What to do> Write out each record below exactly as it appears, with no pictures.

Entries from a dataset
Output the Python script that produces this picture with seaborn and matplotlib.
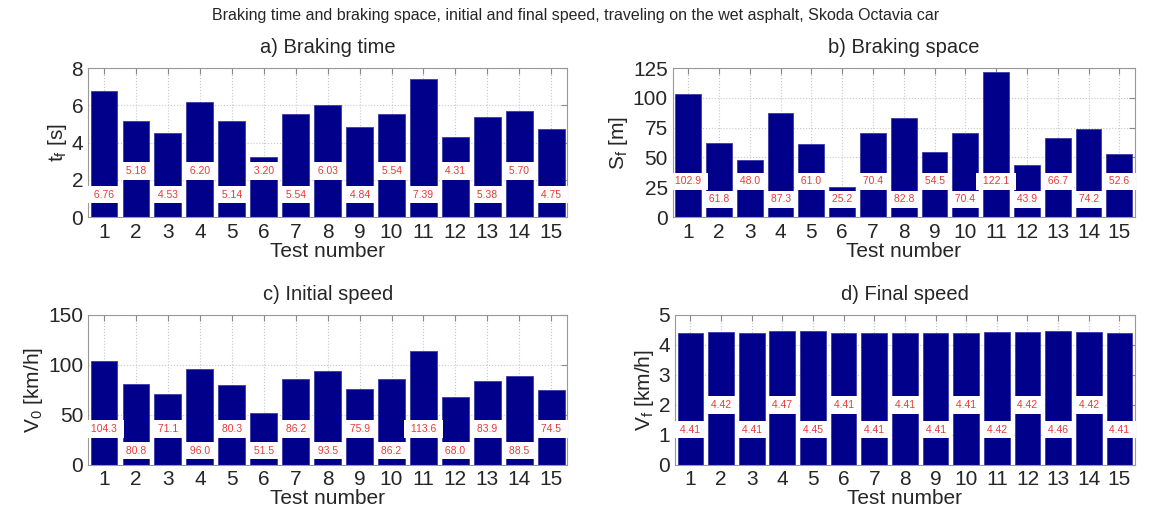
import numpy as np
import pandas as pd
import seaborn as sns
import matplotlib.pyplot as plt

tests = [str(i) for i in range(1, 16)]
braking_time = [6.76, 5.18, 4.53, 6.20, 5.14, 3.20, 5.54, 6.03, 4.84, 5.54, 7.39, 4.31, 5.38, 5.70, 4.75]
braking_space = [102.9, 61.8, 48.0, 87.3, 61.0, 25.2, 70.4, 82.8, 54.5, 70.4, 122.1, 43.9, 66.7, 74.2, 52.6]
initial_speed = [104.3, 80.8, 71.1, 96.0, 80.3, 51.5, 86.2, 93.5, 75.9, 86.2, 113.6, 68.0, 83.9, 88.5, 74.5]
final_speed = [4.41, 4.42, 4.41, 4.47, 4.45, 4.41, 4.41, 4.41, 4.41, 4.41, 4.42, 4.42, 4.46, 4.42, 4.41]

sns.set_style("white")
plt.rcParams['font.family'] = ['Liberation Sans', 'DejaVu Sans']
plt.rcParams['mathtext.fontset'] = 'custom'
plt.rcParams['mathtext.rm'] = 'Liberation Sans'

fig = plt.figure(figsize=(11.52, 5.12), dpi=100)

panels = [
    # values, title, ylabel, ylim, yticks, fmt, label y (odd, even) in axes fraction, rect
    (braking_time, 'a) Braking time', r'$\mathregular{t_f}$ [s]', 8, [0, 2, 4, 6, 8], '{:.2f}', (0.15, 0.31), [0.0764, 0.576, 0.416, 0.291]),
    (braking_space, 'b) Braking space', r'$\mathregular{S_f}$ [m]', 125, [0, 25, 50, 75, 100, 125], '{:.1f}', (0.24, 0.12), [0.584, 0.576, 0.401, 0.291]),
    (initial_speed, 'c) Initial speed', r'$\mathregular{V_0}$ [km/h]', 150, [0, 50, 100, 150], '{:.1f}', (0.24, 0.095), [0.0764, 0.092, 0.416, 0.293]),
    (final_speed, 'd) Final speed', r'$\mathregular{V_f}$ [km/h]', 5, [0, 1, 2, 3, 4, 5], '{:.2f}', (0.235, 0.40), [0.586, 0.092, 0.399, 0.293]),
]

for vals, title, ylab, ymax, yt, fmt, (yo, ye), rect in panels:
    ax = fig.add_axes(rect)
    df = pd.DataFrame({'test': tests, 'value': vals})
    sns.barplot(data=df, x='test', y='value', color='#00008b', saturation=1,
                width=0.84, edgecolor='#3a3aa8', linewidth=0.6, ax=ax, zorder=2)
    ax.set_xlim(-0.5, 14.5)
    ax.set_ylim(0, ymax)
    ax.set_yticks(yt)
    ax.set_title(title, fontsize=14.5, pad=11)
    ax.set_ylabel(ylab, fontsize=15, labelpad=2)
    ax.set_xlabel('Test number', fontsize=15, labelpad=0)
    ax.tick_params(axis='x', pad=4)
    ax.tick_params(labelsize=15, direction='in', top=True, right=True,
                   length=4, color='#888888')
    ax.grid(True, linestyle=':', color='#c8c8c8', linewidth=0.8, zorder=0)
    ax.set_axisbelow(True)
    for s in ax.spines.values():
        s.set_color('#999999')
        s.set_linewidth(0.8)
    for i, v in enumerate(vals):
        ypos = yo if i % 2 == 0 else ye
        ax.text(i, ypos, ' ' + fmt.format(v) + ' ', transform=ax.get_xaxis_transform(),
                ha='center', va='center', fontsize=7.5, color='#e83a3a', zorder=5,
                bbox=dict(boxstyle='square,pad=0.35', fc='white', ec='none'))

fig.suptitle('Braking time and braking space, initial and final speed, traveling on the wet asphalt, Skoda Octavia car',
             fontsize=11.5, y=0.985)

fig.savefig('out.png', dpi=100)
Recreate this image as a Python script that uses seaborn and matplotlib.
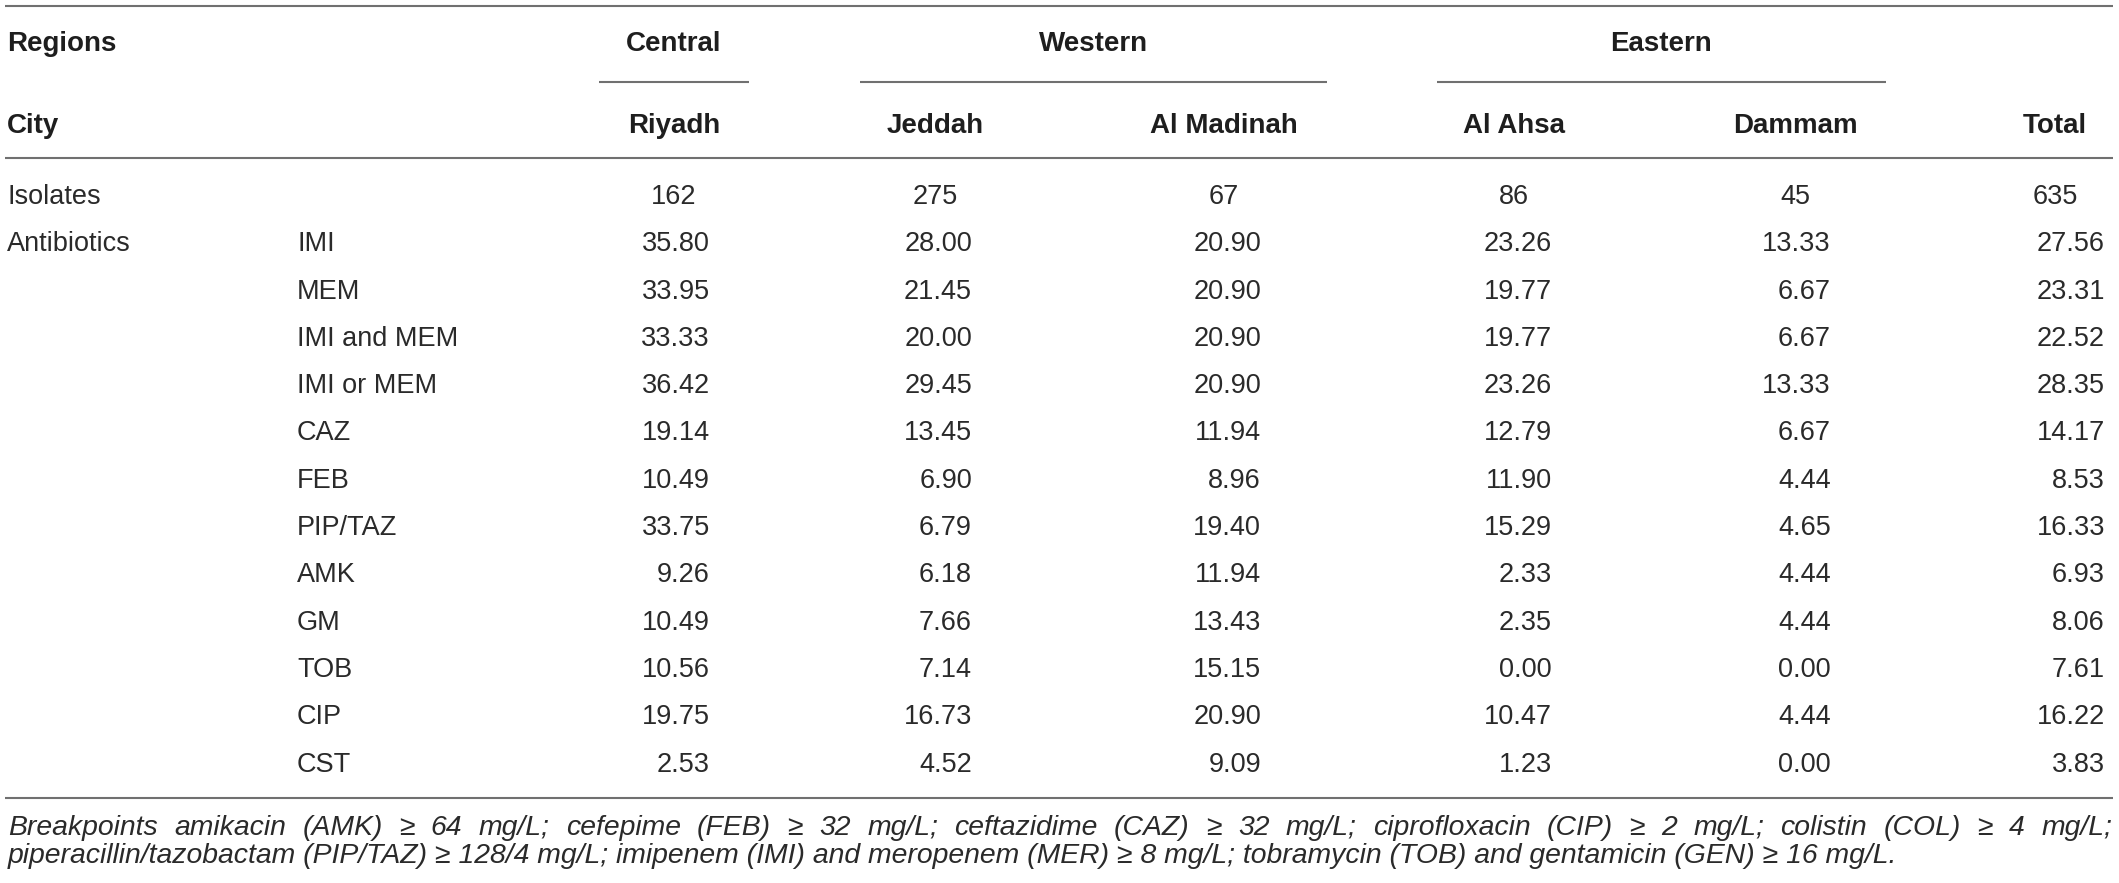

Exercise response>
Output the Python script that produces this picture with seaborn and matplotlib.
import numpy as np
import pandas as pd
import seaborn as sns
import matplotlib.pyplot as plt

tests = [str(i) for i in range(1, 16)]
braking_time = [6.76, 5.18, 4.53, 6.20, 5.14, 3.20, 5.54, 6.03, 4.84, 5.54, 7.39, 4.31, 5.38, 5.70, 4.75]
braking_space = [102.9, 61.8, 48.0, 87.3, 61.0, 25.2, 70.4, 82.8, 54.5, 70.4, 122.1, 43.9, 66.7, 74.2, 52.6]
initial_speed = [104.3, 80.8, 71.1, 96.0, 80.3, 51.5, 86.2, 93.5, 75.9, 86.2, 113.6, 68.0, 83.9, 88.5, 74.5]
final_speed = [4.41, 4.42, 4.41, 4.47, 4.45, 4.41, 4.41, 4.41, 4.41, 4.41, 4.42, 4.42, 4.46, 4.42, 4.41]

sns.set_style("white")
plt.rcParams['font.family'] = ['Liberation Sans', 'DejaVu Sans']
plt.rcParams['mathtext.fontset'] = 'custom'
plt.rcParams['mathtext.rm'] = 'Liberation Sans'

fig = plt.figure(figsize=(11.52, 5.12), dpi=100)

panels = [
    # values, title, ylabel, ylim, yticks, fmt, label y (odd, even) in axes fraction, rect
    (braking_time, 'a) Braking time', r'$\mathregular{t_f}$ [s]', 8, [0, 2, 4, 6, 8], '{:.2f}', (0.15, 0.31), [0.0764, 0.576, 0.416, 0.291]),
    (braking_space, 'b) Braking space', r'$\mathregular{S_f}$ [m]', 125, [0, 25, 50, 75, 100, 125], '{:.1f}', (0.24, 0.12), [0.584, 0.576, 0.401, 0.291]),
    (initial_speed, 'c) Initial speed', r'$\mathregular{V_0}$ [km/h]', 150, [0, 50, 100, 150], '{:.1f}', (0.24, 0.095), [0.0764, 0.092, 0.416, 0.293]),
    (final_speed, 'd) Final speed', r'$\mathregular{V_f}$ [km/h]', 5, [0, 1, 2, 3, 4, 5], '{:.2f}', (0.235, 0.40), [0.586, 0.092, 0.399, 0.293]),
]

for vals, title, ylab, ymax, yt, fmt, (yo, ye), rect in panels:
    ax = fig.add_axes(rect)
    df = pd.DataFrame({'test': tests, 'value': vals})
    sns.barplot(data=df, x='test', y='value', color='#00008b', saturation=1,
                width=0.84, edgecolor='#3a3aa8', linewidth=0.6, ax=ax, zorder=2)
    ax.set_xlim(-0.5, 14.5)
    ax.set_ylim(0, ymax)
    ax.set_yticks(yt)
    ax.set_title(title, fontsize=14.5, pad=11)
    ax.set_ylabel(ylab, fontsize=15, labelpad=2)
    ax.set_xlabel('Test number', fontsize=15, labelpad=0)
    ax.tick_params(axis='x', pad=4)
    ax.tick_params(labelsize=15, direction='in', top=True, right=True,
                   length=4, color='#888888')
    ax.grid(True, linestyle=':', color='#c8c8c8', linewidth=0.8, zorder=0)
    ax.set_axisbelow(True)
    for s in ax.spines.values():
        s.set_color('#999999')
        s.set_linewidth(0.8)
    for i, v in enumerate(vals):
        ypos = yo if i % 2 == 0 else ye
        ax.text(i, ypos, ' ' + fmt.format(v) + ' ', transform=ax.get_xaxis_transform(),
                ha='center', va='center', fontsize=7.5, color='#e83a3a', zorder=5,
                bbox=dict(boxstyle='square,pad=0.35', fc='white', ec='none'))

fig.suptitle('Braking time and braking space, initial and final speed, traveling on the wet asphalt, Skoda Octavia car',
             fontsize=11.5, y=0.985)

fig.savefig('out.png', dpi=100)
Recreate this image as a Python script that uses seaborn and matplotlib.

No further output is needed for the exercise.